Ambassador of Chile to Italy
- In office 1971–1977
- Appointed by: Salvador Allende
- Preceded by: Hernán Cuevas Irarrázaval
- Succeeded by: Carlos Mardones Restat

Minister of Labor
- In office 14 April 1954 – 20 April 1954
- President: Carlos Ibáñez del Campo
- Preceded by: Pedro Foncea Aedo
- Succeeded by: Antonio Lanchares

Minister of Health
- In office 1 March 1954 – 4 June 1954
- President: Carlos Ibáñez del Campo
- Preceded by: Eugenio Suárez Herreros
- Succeeded by: Sergio Altamirano

Personal details
- Born: 26 June 1908 Santiago, Chile
- Died: 29 July 1983 (aged 75) Santiago, Chile
- Party: None (1954−1958) Close to left-wing (1958−1983)
- Spouse: Carmen Vásquez
- Children: Carlos Vassallo Vásquez
- Relatives: Emilio Vassallo Rojas Rodolfo Vassallo Rojas (brother)
- Alma mater: Pontifical Catholic University of Chile
- Profession: Lawyer

= Carlos Vassallo Rojas =

Chilean politician

Carlos Vassallo Rojas (Santiago, 26 June 1908 – Santiago, 28 July 1983) was a Chilean lawyer, journalist, diplomat, and politician.

He served as Minister of Public Health and Social Welfare and Undersecretary of Foreign Affairs during the second administration of President Carlos Ibáñez del Campo, and later as Chilean ambassador to Italy under President Salvador Allende.

== Early life ==
Vassallo was born in Santiago, Chile, on 26 June 1908, the son of Rodolfo Vassallo Grimaldi and Emilia Rojas González. He studied law and subsequently practised as a lawyer, establishing a law firm with Bernardo Leighton. He also pursued a career in journalism, writing for El Mercurio, Las Últimas Noticias, and the international magazine Visión.

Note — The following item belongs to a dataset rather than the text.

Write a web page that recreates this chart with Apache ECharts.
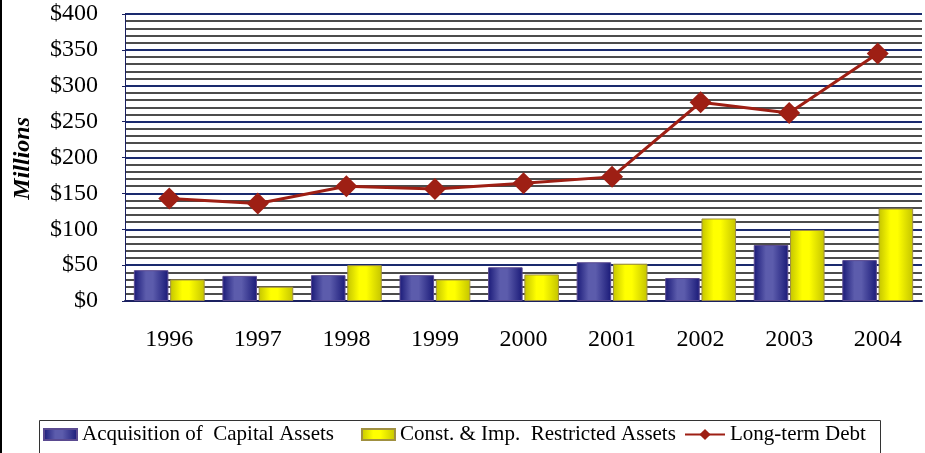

Vassallo married Marta Correa Escobar, with whom he had a daughter. He later married Carmen Vásquez, with whom he had a son, Carlos Vassallo Vásquez.

== Political career ==
Vassallo held several public and diplomatic positions during his career. On 1 March 1954, President Carlos Ibáñez del Campo appointed him Minister of Public Health and Social Welfare, a position he held until 4 June of that year. He concurrently served as acting Minister of Labour from 14 to 20 April 1954. He was subsequently appointed Undersecretary of Foreign Affairs, serving until 1957.

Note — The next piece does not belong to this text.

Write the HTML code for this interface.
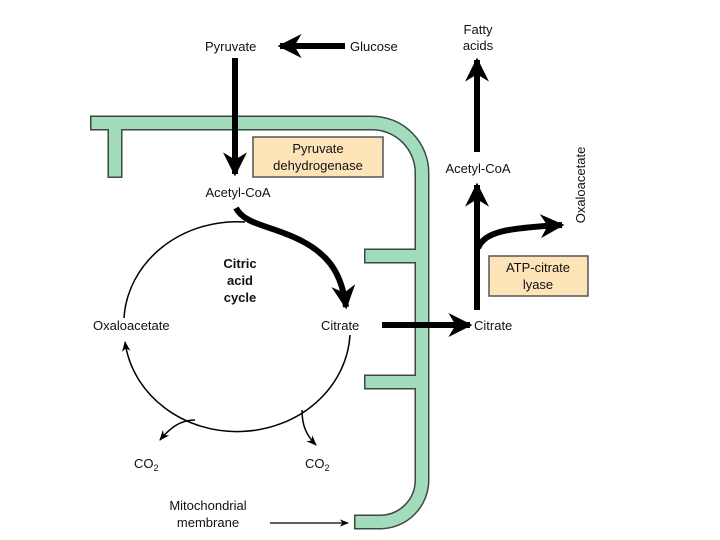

During this period, Vassallo represented Chile at international organisations and conferences. He was a member of the Chilean delegation to the tenth session of the United Nations General Assembly and headed the country's delegation to the 1956 UNESCO General Conference in New Delhi, India. In 1956, he was awarded the Order of Merit of the Federal Republic of Germany.

An independent associated with the political left, Vassallo supported Salvador Allende during the 1964 presidential election and later participated in activities supporting Pablo Neruda's prospective presidential candidacy ahead of the 1970 election. In April 1971, Allende appointed him ambassador to Italy. While serving in Rome, he was also president of the Istituto Italo-Latino Americano and supported cultural exchanges between Chile and Italy.

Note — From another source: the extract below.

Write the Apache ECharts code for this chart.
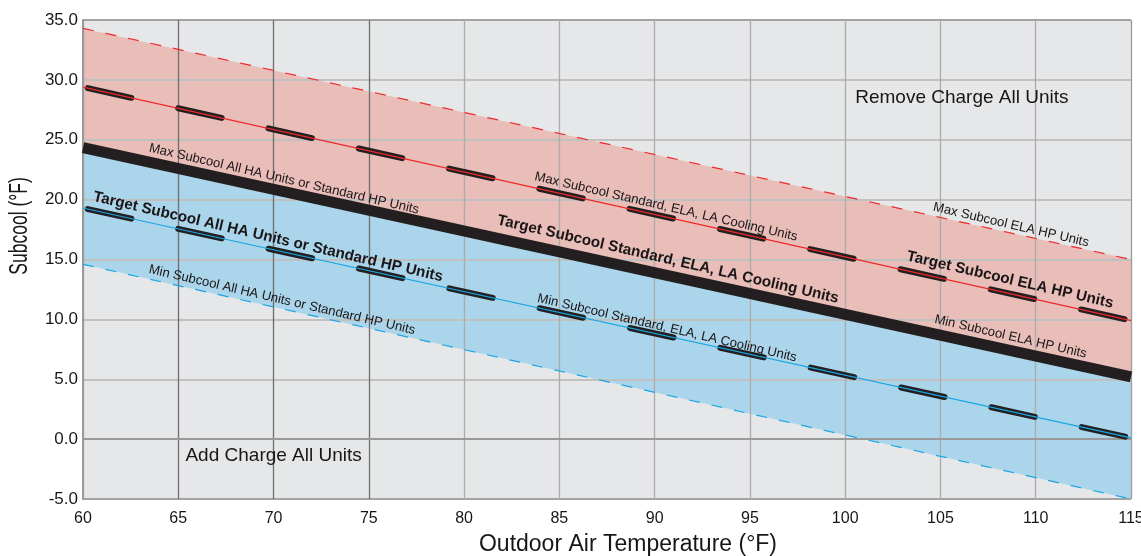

Following the 1973 Chilean coup d'état, Vassallo remained in Italy and became involved in organisations supporting Chilean exiles and opposing the new military regime. Chilean authorities subsequently prevented him from returning to the country on national-security grounds. He was eventually permitted to return to Chile in early 1982. Vassallo died in Santiago on 28 July 1983, aged 75.